Nas mulheres, as maiores
FAPs foram encontradas nos estados de Rio Grande do Sul (3,8%), Rio de Janeiro
e São Paulo (ambos 3,4%). Nos homens, as FAPs mais altas foram em Mato Grosso
do Sul e São Paulo (ambos 1,7%).
“Houve aumento do IMC no
país inteiro. Observamos que o impacto da obesidade é maior nas regiões Sul e
Sudeste, principalmente em São Paulo, Rio de Janeiro e Rio Grande do Sul, mais
ricos e com maiores IMC. No entanto, não se justifica uma estratégia de
prevenção de câncer e redução da obesidade exclusivamente nessas duas regiões”,
disse Rezende.
Isso porque, de acordo com o
artigo, ao comparar os dados de IMC de 2013 e de 2002, os autores perceberam
que as regiões Norte e Nordeste tiveram o maior aumento de IMC em comparação
com outras regiões. “Os dados mostram que é preciso tomar precauções em outros
locais, além do Sul e Sudeste”, alerta Rezende.
Políticas públicas
Na avaliação do professor
titular da FMUSP e orientador do estudo, José Eluf Neto, o interessante é poder
mensurar o impacto da relação de câncer e obesidade para a saúde pública e, com
base nisso, planejar ações e investimentos.
“Hoje, se sabe que há uma
razão biológica para haver essa relação, com mecanismos moleculares ou
metabólicos bem descritos. É o caso da insulina. A obesidade causa resistência
à insulina gerando inflamações e o aumento da proliferação celular”, esclarece
Eluf Neto.
Alimentos ultraprocessados
De acordo com o artigo, as
vendas de produtos ultraprocessados cresceram 103% em toda a América Latina
entre os anos de 2000 e 2013, acompanhadas de um consequente aumento no IMC nos
países da região. Para os autores, reverter esse quadro exige políticas
públicas como a regulamentação de imposto, rotulagem nutricional e restrição de
marketing de alimentos ultraprocessados.
“Esse crescimento de vendas
na América Latina retrata uma estratégia da indústria de alimentos, assim como
foi, ou tem sido, a da indústria de tabaco. Quando alguns países começam a
regular minimamente a venda e publicidade desses alimentos, eles partem para
regiões em que as leis ainda não foram estruturadas para promover a saúde da
população”, analisa Rezende.
Segundo ele, o crescimento
dos alimentos ultraprocessados no Brasil é comparável ao que ocorreu com a
indústria de tabaco nos anos 1980. “O tabagismo, hoje, é um problema maior em
países de baixa e média renda porque é onde a indústria de tabaco está focada.

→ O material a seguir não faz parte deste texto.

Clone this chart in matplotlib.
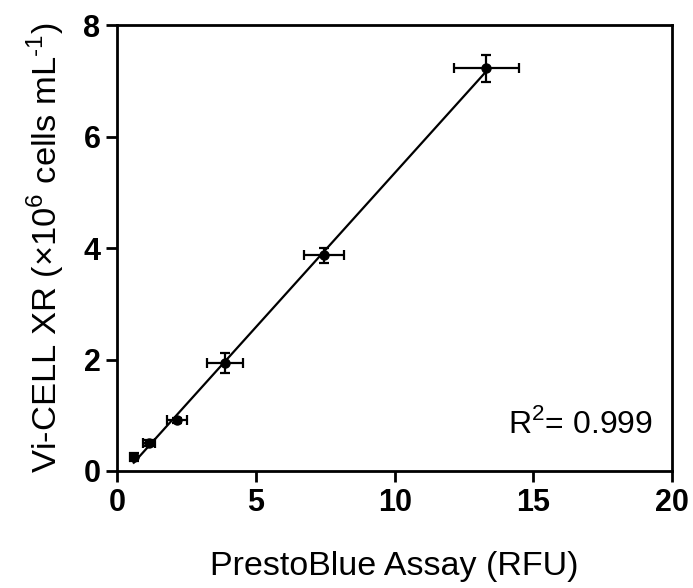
import numpy as np
import matplotlib
matplotlib.use("Agg")
import matplotlib.pyplot as plt

plt.rcParams["font.family"] = ["Liberation Sans", "DejaVu Sans"]
plt.rcParams["mathtext.fontset"] = "custom"
plt.rcParams["mathtext.rm"] = "Liberation Sans"

# -- Donnees -----------------------------------------------------------------
rfu      = [0.6, 1.15, 2.15, 3.9, 7.45, 13.3]
rfu_err  = [0.12, 0.22, 0.36, 0.65, 0.72, 1.17]
cells    = [0.25, 0.50, 0.91, 1.93, 3.87, 7.23]
cells_err = [0.07, 0.05, 0.04, 0.18, 0.13, 0.24]
r2_text = "R$^2$= 0.999"

# droite de regression
slope, icpt = np.polyfit(rfu, cells, 1)
x_fit = np.array([min(rfu), max(rfu)])

fig = plt.figure(figsize=(6.93, 5.88), dpi=100)
ax = fig.add_axes([0.169, 0.199, 0.801, 0.758])

ax.plot(x_fit, slope * x_fit + icpt, color="black", linewidth=1.6)
ax.errorbar(rfu, cells, xerr=rfu_err, yerr=cells_err, fmt="o", color="black",
            markersize=6.5, elinewidth=1.6, capsize=3.6, capthick=1.6)

ax.set_xlim(0, 20)
ax.set_ylim(0, 8)
ax.set_xticks([0, 5, 10, 15, 20])
ax.set_yticks([0, 2, 4, 6, 8])
for s in ax.spines.values():
    s.set_linewidth(2)
ax.tick_params(direction="out", length=8, width=2, labelsize=22, pad=4)
for lab in ax.get_xticklabels() + ax.get_yticklabels():
    lab.set_fontweight("bold")

ax.set_xlabel("PrestoBlue Assay (RFU)", fontsize=24.5, labelpad=24)
ax.set_ylabel("Vi-CELL XR (\u00d710$^6$ cells mL$^{\\text{-1}}$)", fontsize=24.8, labelpad=12)
ax.text(0.966, 0.085, r2_text, transform=ax.transAxes, ha="right", va="baseline", fontsize=23)

fig.savefig("out.png", dpi=100)
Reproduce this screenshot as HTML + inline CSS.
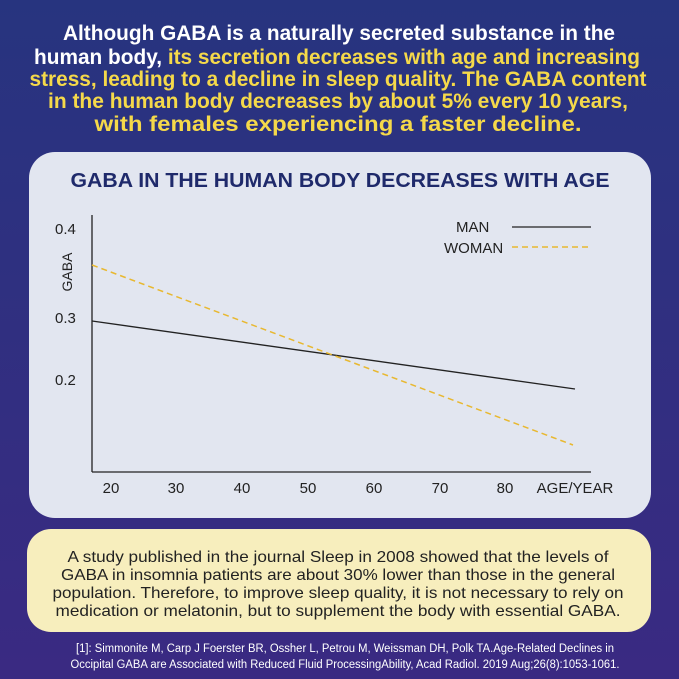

Fazer isso no Brasil em 2018 ficou mais complicado. Temos restrição de
publicidade, é proibido fumar em ambiente fechado. Já no caso dos alimentos
ultraprocessados, é como se estivéssemos em 1980. Os produtos não são
comercializados, rotulados e taxados de maneira adequada a garantir a saúde da
população”, disse.
Outros fatores
A equipe de pesquisadores
está calculando também o peso de outros fatores, como sedentarismo, tabagismo,
alimentação e consumo de álcool, na incidência e mortalidade por câncer. Os
dados desses outros fatores ainda não foram publicados, mas o objetivo final do
trabalho é compará-los e estimar quantos casos de câncer seriam evitáveis no
Brasil.
“Existem fatores genéticos
que aumentam o risco do desenvolvimento do câncer, mas isso não é algo
modificável e também eles não excluem os outros fatores que causam a doença. O
tabagismo é o principal fator de risco ou causa de câncer no Brasil, podemos
adiantar essa análise, mas ele está caindo de forma importante, com prevalência
em cerca de 15% da população. Com isso, outros fatores começam a ganhar
relevância na formação de políticas públicas. Os dados mostram que não dá para
cessar os esforços para reduzir o tabagismo, mas combater o sobrepeso e a
obesidade também deve ser prioridade”, avalia o pesquisador.